Make an Argument
By Eric Hughes
November 3, 2011
But I have a bone to pick with that ending, which our own Edwin Davies expounded upon a bit here and, which, I’d like to piggy back off of. I’ll agree that Scream 4 missed out on utter greatness by resolving itself with two finishes. Whoa! Before I get going here, may I remind you that you’re a fool to think I’d be doing this without revealing any spoilers. Anyway, I’ll agree that Scream 4 missed out on utter greatness by resolving itself with two resolutions. There was the shock and awe ending - the holy sh*#tf@&%k! finale that had me applauding its guts for going out with not only murdering Sidney Prescott - effing Sidney Prescott!! - but, all the way, grooming an evil child who killed many, many others to fulfill a misguided attempt at merely appearing as a victim - and the totally contrived ending that happened right after, which had Sidney Prescott of course awaking from her slumber, zapping her dear cousin with a couple of defibrillators and, rather cinematically, departing her enemy’s feeble last breaths with: “Don’t fuck with the original” (with threatening tone). At first, and I’ll be honest here, at first I was relieved that Sidney was still with us, because a possible Scream 5 - Scream 4 only earned $38 million domestically - would, right now, seem like it was missing something. I mean, even though Sidney was regulated to the supporting cast in Scream 4, Neve Campbell’s commitment to the cast of a Scream movie has, up to this point anyway, been mandatory. On top of that, there’s the authority of guys like Kevin Williamson himself who, having been a part of the franchise in some capacity since Scream’s inception, says: “Fuck the new generation and their misconceived notions of instant gratification and acting out the role of [fill in the blank] in the company of strangers” by allowing an opportunity for the heroine of Screams 1 through 3 to, you know, pown the totally new girl struttin’ into Woodsboro.
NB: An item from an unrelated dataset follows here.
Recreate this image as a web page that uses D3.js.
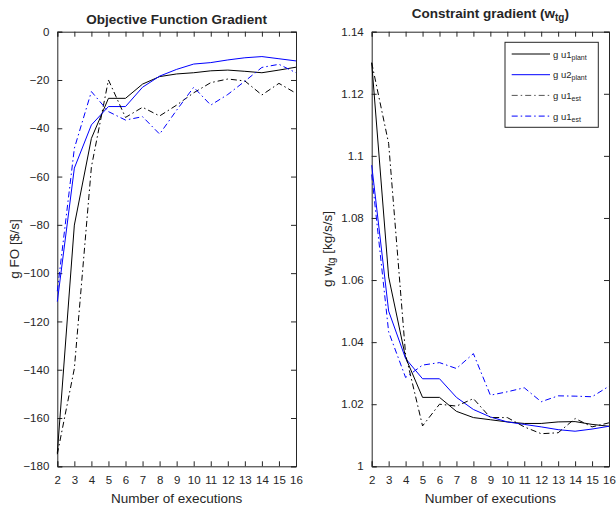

Having Sidney off her cousin, Jill, in the film’s closing credits is like the franchise demanding a sort of obligatory worship from Generation Z. You know: “You were hardly an infant when the first Scream came out; what do you know about horror movies?!” But as I thought about it more, I realized where I’d swung wrong: The way Scream 4 ended itself is a totally sucky way for Scream 4 to end itself. Sidney Prescott recouping from the dead just doesn’t feel right - as much as I’d like Kevin Willliamson to shove it in Generation Z’s faces. Having Jill surprisingly succeed over her victims, in much the way Jigsaw did in the original Saw, would have left many a mouths open as audiences filed out of the theater. (That people of Generation Z can do anything, so long as they put their minds to it. Even murdering, and with ease, the heroine of a trilogy. Yet where does that leave you, once officers arrive to clean up the muck?) That sort of dark surprise would have elevated Scream 4 to something greater than third sequel to an awesome film. It would have, as it tried to imply, advanced Scream to a new generation of viewers - not just us fogies - by maintaining relevance more than a decade after its last release. I mean, where do you go after a secret torturer - who fought hard to be that torturer! - overcomes the hero to become the victim? I don’t know that the genre has touched that yet.